After using “delete_patch_embed”, I still get the following error: ![Uploading 微信图片_20240513154245.png…]()

RuntimeError: Error(s) in loading state_dict for SwinUNETR: size mismatch for encoder1.layer.conv1.conv.weight: copying a param with shape torch.Size([48, 1, 3, 3, 3]) from checkpoint, the shape in current model is torch.Size([48, 4, 3, 3, 3]). size mismatch for encoder1.layer.conv3.conv.weight: copying a param with shape torch.Size([48, 1, 1, 1, 1]) from checkpoint, the shape in current model is torch.Size([48, 4, 1, 1, 1]).

Luffy03 commented 4 months ago

Many thanks for pointing out our mistake!

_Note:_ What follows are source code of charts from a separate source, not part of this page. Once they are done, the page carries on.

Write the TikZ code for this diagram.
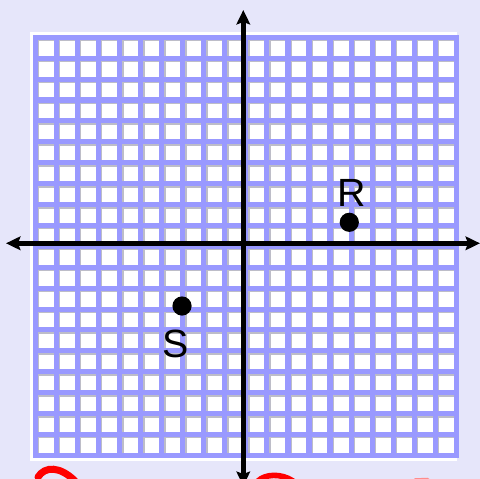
\documentclass[tikz,border=0pt]{standalone}
\usepackage{fontspec}
\setmainfont{Liberation Sans}
\usepackage{xcolor}
\usepackage{tikz}
\usetikzlibrary{positioning,arrows.meta}

\definecolor{bgback}{HTML}{E6E6FA}
\definecolor{gridline}{HTML}{9999FF}
\definecolor{cellshade}{HTML}{BDBDC8}

\begin{document}
\begin{tikzpicture}[x=0.025cm, y=-0.025cm,
  cellface/.style={fill=white},
  celledge/.style={draw=cellshade, line width=1pt},
  axisline/.style={line width=3.3pt, {Stealth[length=0.36cm, width=0.34cm, inset=0.06cm]}-{Stealth[length=0.36cm, width=0.34cm, inset=0.06cm]}},
  pt/.style={circle, fill=black, minimum size=0.48cm, inner sep=0pt},
  ptlbl/.style={font=\fontsize{28}{32}\selectfont, inner sep=0pt},
  inkstroke/.style={draw=red, line width=5pt, line cap=round}
]

\useasboundingbox (0,0) rectangle (480,479);
\clip (0,0) rectangle (480,479);
\fill[bgback] (0,0) rectangle (480,479);

% grid sheet
\fill[white] (30,32) rectangle (457,461);
\fill[gridline] (33,35) rectangle (459,458);
\foreach \i in {0,...,19}{
  \foreach \j in {0,...,19}{
    \fill[cellface] ({38.6+21.05*\i},{40.6+20.9*\j}) rectangle ++(15.2,15.1);
    \draw[celledge] ({38.6+21.05*\i},{40.6+20.9*\j+15.1}) |- ++(15.2,-15.1);
  }
}

% axes
\coordinate (xl) at (6,243.3);
\coordinate (xr) at (480,243.3);
\coordinate (yt) at (243.3,10);
\coordinate (yb) at (243.3,486);
\draw[axisline] (xl) -- (xr);
\draw[axisline] (yb) -- (yt);

% points
\node[pt] (R) at (349.3,222.3) {};
\node[pt] (S) at (182,306) {};
\node[ptlbl, above=0.14cm of R, xshift=0.06cm] (Rlbl) {R};
\node[ptlbl, below=0.34cm of S, xshift=-0.15cm] (Slbl) {S};

% red ink at the bottom edge
\draw[inkstroke] (38,477) .. controls (45,466) and (60,466) .. (75,481);
\draw[inkstroke, line width=4pt] (258,481) .. controls (265,474) and (281,473) .. (293,481);
\draw[inkstroke, draw=red!45, line width=2.5pt] (415,480) -- (428,479.5);

\end{tikzpicture}
\end{document}
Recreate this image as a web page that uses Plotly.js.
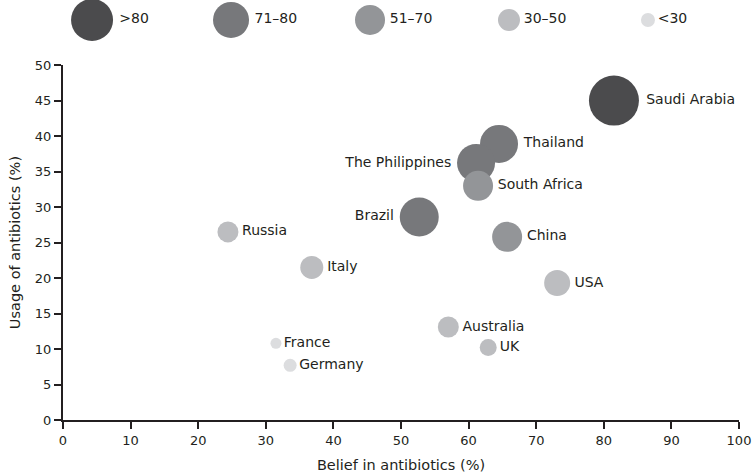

The previous version of function delete is used for SwinunetrV1 and our 1.6k pre-training. I have updated it as https://github.com/Luffy03/VoCo/blob/5cb1297095f0fc55dc81b4e40640e4ee80e2c4e0/Finetune/nnUNet/nnunetv2/training/nnUNetTrainer/nnUNetTrainer_swin.py#L153. image

zzzjjj98 commented 4 months ago

Many thanks for pointing out our mistake! The previous version of function delete is used for SwinunetrV1 and our 1.6k pre-training. I have updated it as

https://github.com/Luffy03/VoCo/blob/5cb1297095f0fc55dc81b4e40640e4ee80e2c4e0/Finetune/nnUNet/nnunetv2/training/nnUNetTrainer/nnUNetTrainer_swin.py#L153

. image

Thanks for the answer, the code has run through, much appreciated!

zzzjjj98 commented 3 months ago

Hello, thanks for your great work! I tried to train voco on the multimodal Brats dataset with the following train_transforms, but it seems that only one modality (one channel) can be loaded. May I know what processing should be done if I use multimodal MRI for pre-training? ![Uploading ooo.png…]()

zzzjjj98 commented 3 months ago

Hello, thanks for your great work! I tried to train voco on the multimodal Brats dataset with the following train_transforms, but it seems that only one modality (one channel) can be loaded. May I know what processing should be done if I use multimodal MRI for pre-training? ooo

Luffy03 commented 3 months ago

Sorry for my late reply. To pre-train on MRI data, you need to change 'in_channels' to 4 if you have 4 sequences or (modalities) as in https://github.com/Luffy03/VoCo/blob/94ed426bec328b7b9b5ddcf25b43fc14f27672ab/voco_train.py#L131

We also collect large-scale MRI data for pre-training but we have not yet achieved good results. If you have further problems with it, feel free to raise them here.